In the traditional view, the magnetic moment appearing in the superconducting region is induced by equal-spin triplet superconducting correlations in superconductor (S) ferromagnet (F) heterostructure with noncollinear magnetization. In this paper, we represent that in NSF1F2 (N--normal-metal) spin-valve structure the induced magnetic moment emerging in both the S and N regions can also be generated by Cooper pair splitting: one electron coherently tunnels from the S layer into the F1 layer, and the other one stays in the S layer or tunnels into the N layer. Two electrons are spatially separated from each other but their total spin ground state is entangled in this process. In contrast, the magnetic moment induced by the equal-spin triplet correlations hardly penetrates from the S layer into the N layer.
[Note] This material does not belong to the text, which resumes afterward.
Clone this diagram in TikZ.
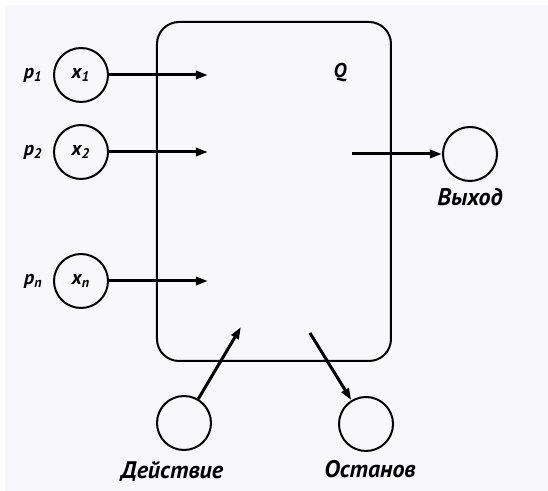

In particular, by tuning the size of the exchange field and the thickness of the F1 layer, one may control the direction of the induced magnetic moment in the N layer. This interesting phenomenon can be attributed to the phase-shift obtained by the spin-entangled electrons. Our theoretical proposal will offer an effective way to control the entanglement of the nonlocal electrons, and also may provide possible explanations for previous and recent experimental observations [Stamopoulos et al 2005 Phys. Rev. B 72 212514; Ovsyannikov et al 2016 J. Exp. Theor. Phys. 122 738; Flokstra et al 2016 Nat. Phys. 12 57].